What you should do:
Copy the listing below in full and skip every picture.

----

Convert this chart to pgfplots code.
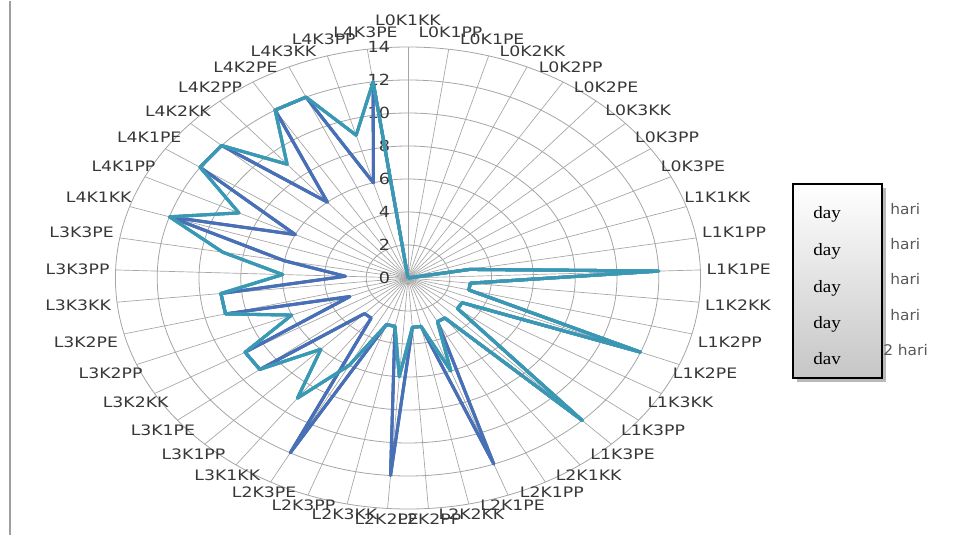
\documentclass[border=0pt]{standalone}
\usepackage{pgfplots}
\pgfplotsset{compat=1.18}
\usepackage{pgfplotstable}
\usepackage{fontspec}
\setmainfont{DejaVu Sans}
\newfontfamily\legserif{Liberation Serif}
\definecolor{cB1}{RGB}{62,100,170}
\definecolor{cB2}{RGB}{72,112,182}
\definecolor{cT1}{RGB}{80,165,200}
\definecolor{cT2}{RGB}{70,172,200}
\definecolor{cT3}{RGB}{58,152,178}
\definecolor{gridc}{RGB}{165,165,165}
\definecolor{labc}{RGB}{55,55,55}

\pgfplotstableread{
i s1 s2 s3 s4 s5
0 0 0 0 0 0
1 0 0 0 0 0
2 0 0 0 0 0
3 0 0 0 0 0
4 0 0 0 0 0
5 0 0 0 0 0
6 0 0 0 0 0
7 0 0 0 0 0
8 0 0 0 0 0
9 0 0 0 0 0
10 3 3 3 3 3
11 12 12 12 12 12
12 3 3 3 3 3
13 3 3 3 3 3
14 12 12 12 12 12
15 3 3 3 3 3
16 3 3 3 3 3
17 12 12 12 12 12
18 3 3 3 3 3
19 3 3 3 3 3
20 12 12 6 6 6
21 3 3 3 3 3
22 3 3 3 3 3
23 12 12 6 6 6
24 3 3 3 3 3
25 3 3 3 3 3
26 12 12 6 6 6
27 3 3 9 9 9
28 3 3 6 6 6
29 9 9 9 9 9
30 9 9 9 9 9
31 3 3 6 6 6
32 9 9 9 9 9
33 9 9 9 9 9
34 3 3 6 6 6
35 6 6 9 9 9
36 12 12 12 12 12
37 6 6 9 9 9
38 12 12 12 12 12
39 12 12 12 12 12
40 6 6 9 9 9
41 12 12 12 12 12
42 12 12 12 12 12
43 6 6 9 9 9
44 12 12 12 12 12
45 0 0 0 0 0
}\radar

\begin{document}
\begin{tikzpicture}
% page frame in pixel units
\begin{scope}[x=0.75pt, y=-0.75pt, shift={(0pt,400.5pt)}]
  \path (0,0) rectangle (955,534);
  \draw[gray!75, line width=1.5pt] (10,0) -- (10,534);
\end{scope}
% grid
\foreach \r in {2,4,...,14} {
  \draw[gridc, line width=0.6pt] (306pt,192.75pt) ellipse [x radius={\r*15.675pt}, y radius={\r*12.375pt}];
}
\foreach \i in {0,...,44} {
  \draw[gridc, line width=0.5pt] (306pt,192.75pt) -- ++({219.45pt*sin(8*\i)},{173.25pt*cos(8*\i)});
}
% category labels
\foreach \i/\n in {0/L0K1KK,1/L0K1PP,2/L0K1PE,3/L0K2KK,4/L0K2PP,5/L0K2PE,6/L0K3KK,7/L0K3PP,8/L0K3PE,
  9/L1K1KK,10/L1K1PP,11/L1K1PE,12/L1K2KK,13/L1K2PP,14/L1K2PE,15/L1K3KK,16/L1K3PP,17/L1K3PE,
  18/L2K1KK,19/L2K1PP,20/L2K1PE,21/L2K2KK,22/L2K2PP,23/L2K2PE,24/L2K3KK,25/L2K3PP,26/L2K3PE,
  27/L3K1KK,28/L3K1PP,29/L3K1PE,30/L3K2KK,31/L3K2PP,32/L3K2PE,33/L3K3KK,34/L3K3PP,35/L3K3PE,
  36/L4K1KK,37/L4K1PP,38/L4K1PE,39/L4K2KK,40/L4K2PP,41/L4K2PE,42/L4K3KK,43/L4K3PP,44/L4K3PE} {
  \pgfmathtruncatemacro\a{mod(270-8*\i+720,360)}
  \pgfmathsetmacro\rr{max(0,cos(8*\i))*5+(\i==0)*7}
  \node[anchor=\a, inner sep=1.5pt, text=labc, font=\fontsize{10.8}{12}\selectfont, xscale=1.2]
    at ({306pt+222pt*sin(8*\i)},{192.75pt+(175.5pt+\rr pt)*cos(8*\i)}) {\n};
}
% radial tick numbers
\foreach \v in {0,2,...,14} {
  \node[anchor=east, inner sep=1pt, text=labc, font=\fontsize{11.5}{12}\selectfont, xscale=1.15]
    at (294pt,{192.75pt+\v*12.375pt}) {\v};
}
\begin{axis}[at={(0,0)}, anchor=south west, scale only axis,
  x=15.675pt, y=12.375pt,
  xmin=-19.522, xmax=26.172, ymin=-15.576, ymax=16.788,
  hide axis, clip=false]
\addplot[cB1, line width=2.3pt, line join=round] table[x expr={\thisrow{s1}*sin(8*\thisrow{i})}, y expr={\thisrow{s1}*cos(8*\thisrow{i})}] {\radar};
\addplot[cB2, line width=2.3pt, line join=round] table[x expr={\thisrow{s2}*sin(8*\thisrow{i})}, y expr={\thisrow{s2}*cos(8*\thisrow{i})}] {\radar};
\addplot[cT1, line width=2.3pt, line join=round] table[x expr={\thisrow{s3}*sin(8*\thisrow{i})}, y expr={\thisrow{s3}*cos(8*\thisrow{i})}] {\radar};
\addplot[cT2, line width=2.3pt, line join=round] table[x expr={\thisrow{s4}*sin(8*\thisrow{i})}, y expr={\thisrow{s4}*cos(8*\thisrow{i})}] {\radar};
\addplot[cT3, line width=2.3pt, line join=round] table[x expr={\thisrow{s5}*sin(8*\thisrow{i})}, y expr={\thisrow{s5}*cos(8*\thisrow{i})}] {\radar};
\end{axis}
% legend box
\begin{scope}[x=0.75pt, y=-0.75pt, shift={(0pt,400.5pt)}]
  \fill[gray!55] (797,187) rectangle (886,381);
  \shade[top color=white, bottom color=gray!45] (793,183) rectangle (882,377);
  \draw[line width=1.2pt] (793,183) rectangle (882,377);
  \foreach \y/\t in {213/day,250/day,287/day,323/day,358/dav} {
    \node[anchor=west, inner sep=0pt, font=\legserif\fontsize{13}{14}\selectfont, xscale=1.1] at (813,\y) {\t};
  }
  \foreach \y/\t/\xx in {208/hari/890,243/hari/890,278/hari/890,314/hari/890,349/2 hari/883} {
    \node[anchor=west, inner sep=0pt, text=gray!70!black, font=\fontsize{11}{12}\selectfont, xscale=1.05] at (\xx,\y) {\t};
  }
\end{scope}
\end{tikzpicture}
\end{document}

----

Solution:
Convert this chart to pgfplots code.
\documentclass[border=0pt]{standalone}
\usepackage{pgfplots}
\pgfplotsset{compat=1.18}
\usepackage{pgfplotstable}
\usepackage{fontspec}
\setmainfont{DejaVu Sans}
\newfontfamily\legserif{Liberation Serif}
\definecolor{cB1}{RGB}{62,100,170}
\definecolor{cB2}{RGB}{72,112,182}
\definecolor{cT1}{RGB}{80,165,200}
\definecolor{cT2}{RGB}{70,172,200}
\definecolor{cT3}{RGB}{58,152,178}
\definecolor{gridc}{RGB}{165,165,165}
\definecolor{labc}{RGB}{55,55,55}

\pgfplotstableread{
i s1 s2 s3 s4 s5
0 0 0 0 0 0
1 0 0 0 0 0
2 0 0 0 0 0
3 0 0 0 0 0
4 0 0 0 0 0
5 0 0 0 0 0
6 0 0 0 0 0
7 0 0 0 0 0
8 0 0 0 0 0
9 0 0 0 0 0
10 3 3 3 3 3
11 12 12 12 12 12
12 3 3 3 3 3
13 3 3 3 3 3
14 12 12 12 12 12
15 3 3 3 3 3
16 3 3 3 3 3
17 12 12 12 12 12
18 3 3 3 3 3
19 3 3 3 3 3
20 12 12 6 6 6
21 3 3 3 3 3
22 3 3 3 3 3
23 12 12 6 6 6
24 3 3 3 3 3
25 3 3 3 3 3
26 12 12 6 6 6
27 3 3 9 9 9
28 3 3 6 6 6
29 9 9 9 9 9
30 9 9 9 9 9
31 3 3 6 6 6
32 9 9 9 9 9
33 9 9 9 9 9
34 3 3 6 6 6
35 6 6 9 9 9
36 12 12 12 12 12
37 6 6 9 9 9
38 12 12 12 12 12
39 12 12 12 12 12
40 6 6 9 9 9
41 12 12 12 12 12
42 12 12 12 12 12
43 6 6 9 9 9
44 12 12 12 12 12
45 0 0 0 0 0
}\radar

\begin{document}
\begin{tikzpicture}
% page frame in pixel units
\begin{scope}[x=0.75pt, y=-0.75pt, shift={(0pt,400.5pt)}]
  \path (0,0) rectangle (955,534);
  \draw[gray!75, line width=1.5pt] (10,0) -- (10,534);
\end{scope}
% grid
\foreach \r in {2,4,...,14} {
  \draw[gridc, line width=0.6pt] (306pt,192.75pt) ellipse [x radius={\r*15.675pt}, y radius={\r*12.375pt}];
}
\foreach \i in {0,...,44} {
  \draw[gridc, line width=0.5pt] (306pt,192.75pt) -- ++({219.45pt*sin(8*\i)},{173.25pt*cos(8*\i)});
}
% category labels
\foreach \i/\n in {0/L0K1KK,1/L0K1PP,2/L0K1PE,3/L0K2KK,4/L0K2PP,5/L0K2PE,6/L0K3KK,7/L0K3PP,8/L0K3PE,
  9/L1K1KK,10/L1K1PP,11/L1K1PE,12/L1K2KK,13/L1K2PP,14/L1K2PE,15/L1K3KK,16/L1K3PP,17/L1K3PE,
  18/L2K1KK,19/L2K1PP,20/L2K1PE,21/L2K2KK,22/L2K2PP,23/L2K2PE,24/L2K3KK,25/L2K3PP,26/L2K3PE,
  27/L3K1KK,28/L3K1PP,29/L3K1PE,30/L3K2KK,31/L3K2PP,32/L3K2PE,33/L3K3KK,34/L3K3PP,35/L3K3PE,
  36/L4K1KK,37/L4K1PP,38/L4K1PE,39/L4K2KK,40/L4K2PP,41/L4K2PE,42/L4K3KK,43/L4K3PP,44/L4K3PE} {
  \pgfmathtruncatemacro\a{mod(270-8*\i+720,360)}
  \pgfmathsetmacro\rr{max(0,cos(8*\i))*5+(\i==0)*7}
  \node[anchor=\a, inner sep=1.5pt, text=labc, font=\fontsize{10.8}{12}\selectfont, xscale=1.2]
    at ({306pt+222pt*sin(8*\i)},{192.75pt+(175.5pt+\rr pt)*cos(8*\i)}) {\n};
}
% radial tick numbers
\foreach \v in {0,2,...,14} {
  \node[anchor=east, inner sep=1pt, text=labc, font=\fontsize{11.5}{12}\selectfont, xscale=1.15]
    at (294pt,{192.75pt+\v*12.375pt}) {\v};
}
\begin{axis}[at={(0,0)}, anchor=south west, scale only axis,
  x=15.675pt, y=12.375pt,
  xmin=-19.522, xmax=26.172, ymin=-15.576, ymax=16.788,
  hide axis, clip=false]
\addplot[cB1, line width=2.3pt, line join=round] table[x expr={\thisrow{s1}*sin(8*\thisrow{i})}, y expr={\thisrow{s1}*cos(8*\thisrow{i})}] {\radar};
\addplot[cB2, line width=2.3pt, line join=round] table[x expr={\thisrow{s2}*sin(8*\thisrow{i})}, y expr={\thisrow{s2}*cos(8*\thisrow{i})}] {\radar};
\addplot[cT1, line width=2.3pt, line join=round] table[x expr={\thisrow{s3}*sin(8*\thisrow{i})}, y expr={\thisrow{s3}*cos(8*\thisrow{i})}] {\radar};
\addplot[cT2, line width=2.3pt, line join=round] table[x expr={\thisrow{s4}*sin(8*\thisrow{i})}, y expr={\thisrow{s4}*cos(8*\thisrow{i})}] {\radar};
\addplot[cT3, line width=2.3pt, line join=round] table[x expr={\thisrow{s5}*sin(8*\thisrow{i})}, y expr={\thisrow{s5}*cos(8*\thisrow{i})}] {\radar};
\end{axis}
% legend box
\begin{scope}[x=0.75pt, y=-0.75pt, shift={(0pt,400.5pt)}]
  \fill[gray!55] (797,187) rectangle (886,381);
  \shade[top color=white, bottom color=gray!45] (793,183) rectangle (882,377);
  \draw[line width=1.2pt] (793,183) rectangle (882,377);
  \foreach \y/\t in {213/day,250/day,287/day,323/day,358/dav} {
    \node[anchor=west, inner sep=0pt, font=\legserif\fontsize{13}{14}\selectfont, xscale=1.1] at (813,\y) {\t};
  }
  \foreach \y/\t/\xx in {208/hari/890,243/hari/890,278/hari/890,314/hari/890,349/2 hari/883} {
    \node[anchor=west, inner sep=0pt, text=gray!70!black, font=\fontsize{11}{12}\selectfont, xscale=1.05] at (\xx,\y) {\t};
  }
\end{scope}
\end{tikzpicture}
\end{document}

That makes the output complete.